● YOUR INSTRUCTIONS
Select from the records below every line that has the word "image" in it.

● MATERIAL PROVIDED
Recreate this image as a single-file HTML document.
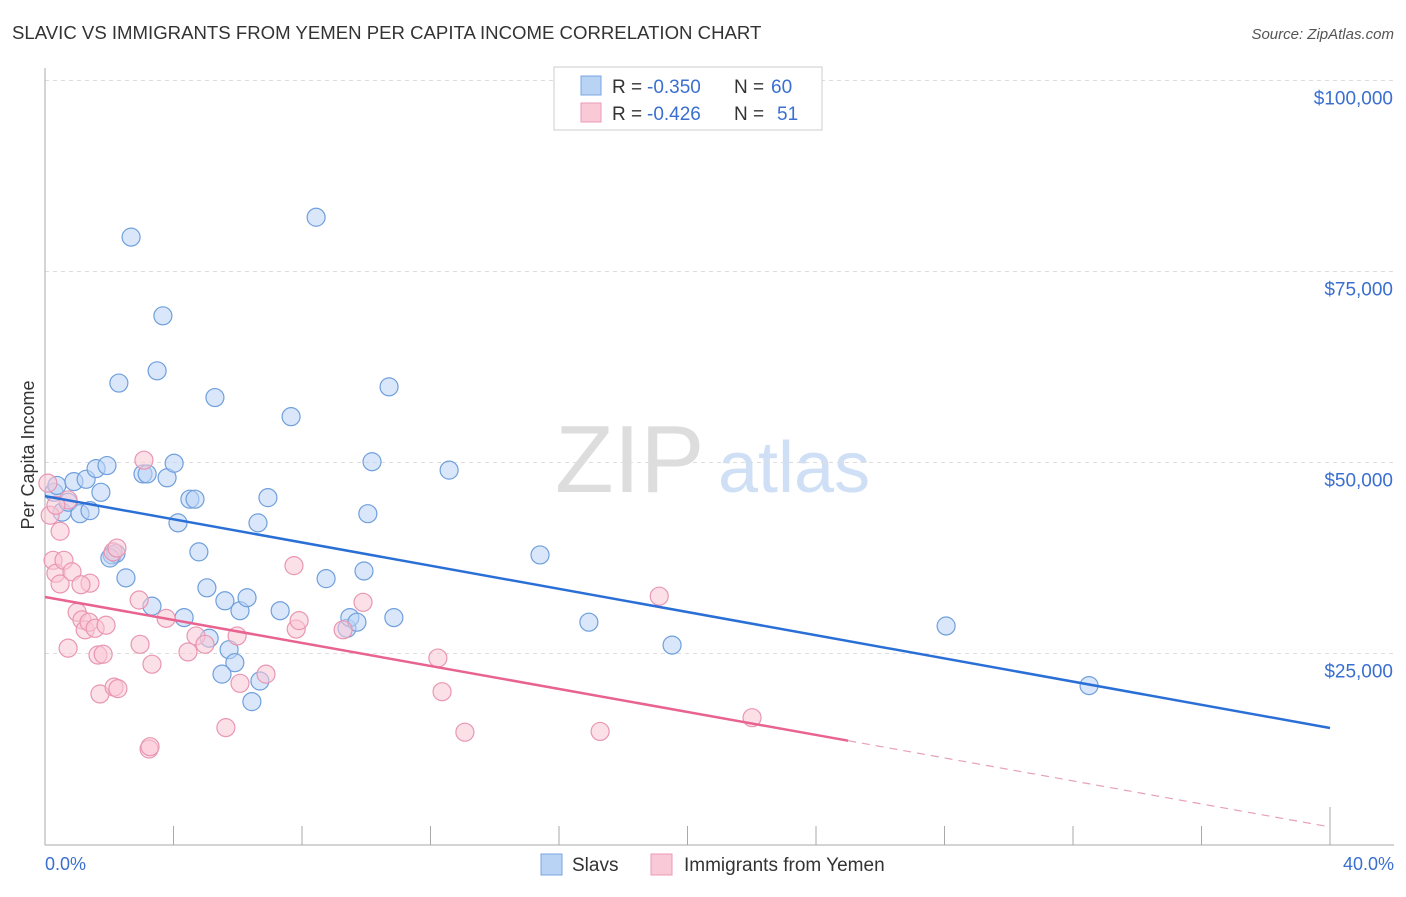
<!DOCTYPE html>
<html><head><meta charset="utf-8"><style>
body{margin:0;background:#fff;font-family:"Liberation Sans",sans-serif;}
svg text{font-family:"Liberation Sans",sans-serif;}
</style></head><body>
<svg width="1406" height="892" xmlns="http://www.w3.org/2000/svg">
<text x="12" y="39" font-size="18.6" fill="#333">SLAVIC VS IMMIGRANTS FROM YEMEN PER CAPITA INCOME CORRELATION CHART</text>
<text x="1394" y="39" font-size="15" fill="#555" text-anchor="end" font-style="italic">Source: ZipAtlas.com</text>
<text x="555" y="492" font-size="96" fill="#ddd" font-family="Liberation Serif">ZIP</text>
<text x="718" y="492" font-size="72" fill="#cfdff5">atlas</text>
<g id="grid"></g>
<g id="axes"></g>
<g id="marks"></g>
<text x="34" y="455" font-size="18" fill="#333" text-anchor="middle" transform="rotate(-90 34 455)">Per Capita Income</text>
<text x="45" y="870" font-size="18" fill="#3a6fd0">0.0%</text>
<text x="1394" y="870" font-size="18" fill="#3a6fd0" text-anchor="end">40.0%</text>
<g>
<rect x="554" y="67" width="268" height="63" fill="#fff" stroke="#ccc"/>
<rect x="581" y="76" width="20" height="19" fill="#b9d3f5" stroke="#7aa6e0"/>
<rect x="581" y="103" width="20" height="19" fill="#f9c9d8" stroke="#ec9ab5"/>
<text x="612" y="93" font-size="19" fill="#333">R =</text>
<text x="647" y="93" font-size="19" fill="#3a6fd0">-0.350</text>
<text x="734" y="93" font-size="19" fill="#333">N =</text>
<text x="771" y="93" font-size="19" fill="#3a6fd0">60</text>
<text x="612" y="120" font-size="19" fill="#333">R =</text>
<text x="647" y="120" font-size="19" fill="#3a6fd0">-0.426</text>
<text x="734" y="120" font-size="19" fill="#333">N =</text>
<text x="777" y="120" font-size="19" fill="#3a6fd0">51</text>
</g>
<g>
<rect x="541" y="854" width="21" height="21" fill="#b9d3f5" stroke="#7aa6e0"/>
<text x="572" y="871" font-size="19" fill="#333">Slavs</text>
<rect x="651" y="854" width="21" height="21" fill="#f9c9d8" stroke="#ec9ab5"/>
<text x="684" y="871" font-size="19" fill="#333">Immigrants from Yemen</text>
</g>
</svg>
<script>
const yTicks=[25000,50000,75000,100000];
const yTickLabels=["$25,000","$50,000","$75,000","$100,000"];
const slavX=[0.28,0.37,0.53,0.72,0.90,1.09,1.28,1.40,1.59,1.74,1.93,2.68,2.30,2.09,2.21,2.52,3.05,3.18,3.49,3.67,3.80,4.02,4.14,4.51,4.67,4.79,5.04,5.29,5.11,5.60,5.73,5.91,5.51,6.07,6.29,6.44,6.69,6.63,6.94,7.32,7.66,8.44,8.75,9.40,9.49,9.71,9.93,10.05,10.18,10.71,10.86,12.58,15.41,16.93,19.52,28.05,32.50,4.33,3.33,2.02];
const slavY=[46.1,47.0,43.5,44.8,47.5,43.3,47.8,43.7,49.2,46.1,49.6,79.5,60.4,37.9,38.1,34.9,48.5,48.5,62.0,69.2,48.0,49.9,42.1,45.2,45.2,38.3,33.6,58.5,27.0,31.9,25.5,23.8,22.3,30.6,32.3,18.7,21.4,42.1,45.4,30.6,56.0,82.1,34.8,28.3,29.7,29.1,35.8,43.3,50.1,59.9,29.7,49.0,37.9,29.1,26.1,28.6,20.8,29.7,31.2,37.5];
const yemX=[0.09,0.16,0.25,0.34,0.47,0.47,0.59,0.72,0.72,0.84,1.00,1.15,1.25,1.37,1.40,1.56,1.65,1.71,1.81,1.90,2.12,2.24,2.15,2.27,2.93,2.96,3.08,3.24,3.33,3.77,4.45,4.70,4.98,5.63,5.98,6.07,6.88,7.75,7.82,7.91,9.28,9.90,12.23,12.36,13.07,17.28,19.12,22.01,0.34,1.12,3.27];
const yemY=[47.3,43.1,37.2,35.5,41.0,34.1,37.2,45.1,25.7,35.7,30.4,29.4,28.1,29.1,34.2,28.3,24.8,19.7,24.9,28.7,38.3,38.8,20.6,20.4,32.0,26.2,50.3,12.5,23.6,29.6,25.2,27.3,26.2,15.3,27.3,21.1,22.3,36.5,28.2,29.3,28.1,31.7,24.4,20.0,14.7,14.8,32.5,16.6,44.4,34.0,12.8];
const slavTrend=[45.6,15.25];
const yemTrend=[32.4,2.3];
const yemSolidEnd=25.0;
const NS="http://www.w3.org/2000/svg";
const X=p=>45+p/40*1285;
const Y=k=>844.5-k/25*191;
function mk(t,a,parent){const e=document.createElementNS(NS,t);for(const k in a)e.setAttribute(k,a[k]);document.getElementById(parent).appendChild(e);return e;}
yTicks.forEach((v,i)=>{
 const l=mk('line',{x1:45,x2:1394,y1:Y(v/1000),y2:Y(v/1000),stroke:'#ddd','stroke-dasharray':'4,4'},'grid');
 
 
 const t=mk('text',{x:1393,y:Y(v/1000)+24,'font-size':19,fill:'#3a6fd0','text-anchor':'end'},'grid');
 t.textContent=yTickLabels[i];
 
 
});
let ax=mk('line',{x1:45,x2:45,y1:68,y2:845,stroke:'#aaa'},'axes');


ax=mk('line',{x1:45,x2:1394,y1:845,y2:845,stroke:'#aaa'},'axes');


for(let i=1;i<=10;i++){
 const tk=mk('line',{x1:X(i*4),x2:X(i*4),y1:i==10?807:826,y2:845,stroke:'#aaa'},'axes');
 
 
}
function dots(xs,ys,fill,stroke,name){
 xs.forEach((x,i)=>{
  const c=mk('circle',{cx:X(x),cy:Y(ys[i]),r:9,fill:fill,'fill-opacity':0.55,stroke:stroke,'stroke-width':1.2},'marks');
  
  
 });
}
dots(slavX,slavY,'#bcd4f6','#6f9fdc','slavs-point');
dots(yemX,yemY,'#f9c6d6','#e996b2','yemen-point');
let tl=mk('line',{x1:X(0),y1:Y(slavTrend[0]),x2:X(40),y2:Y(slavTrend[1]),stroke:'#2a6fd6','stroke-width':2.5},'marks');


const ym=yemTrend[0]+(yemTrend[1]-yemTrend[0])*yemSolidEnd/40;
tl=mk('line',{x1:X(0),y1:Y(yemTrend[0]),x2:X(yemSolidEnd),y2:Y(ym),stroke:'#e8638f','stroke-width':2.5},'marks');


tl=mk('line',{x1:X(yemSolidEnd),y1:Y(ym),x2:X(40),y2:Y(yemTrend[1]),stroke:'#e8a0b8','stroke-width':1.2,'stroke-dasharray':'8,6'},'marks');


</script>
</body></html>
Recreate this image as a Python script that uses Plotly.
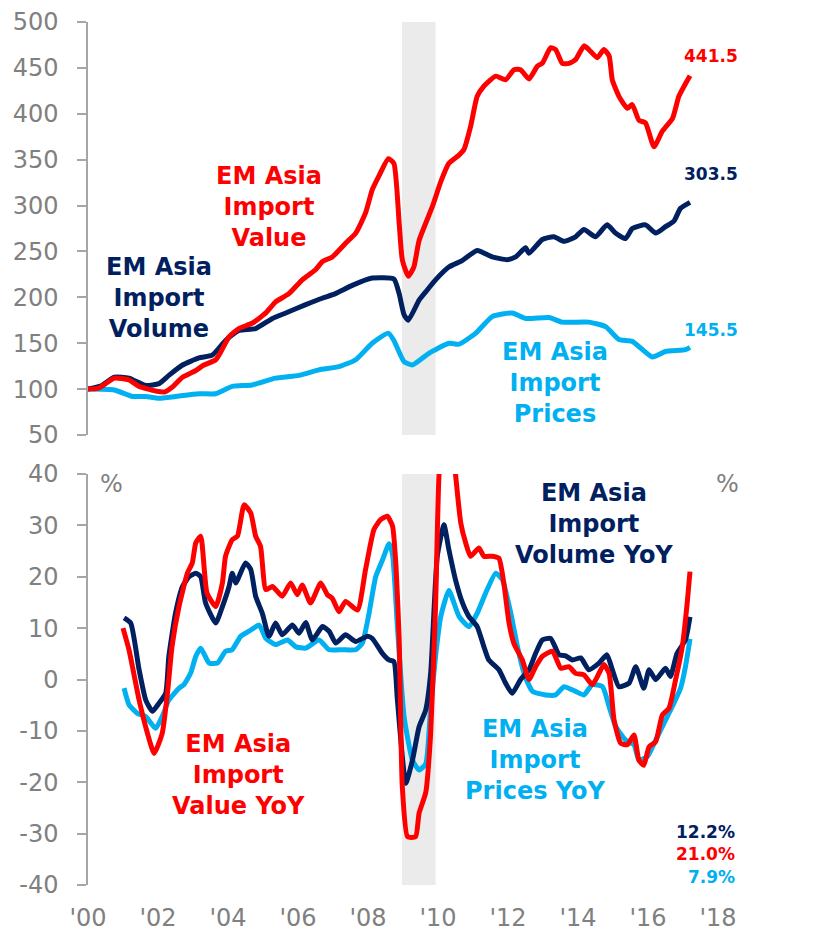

● OUTPUT FOR THIS EXERCISE
Recreate this image as a single-file HTML document.
Recreate this image as a Python script that uses Plotly.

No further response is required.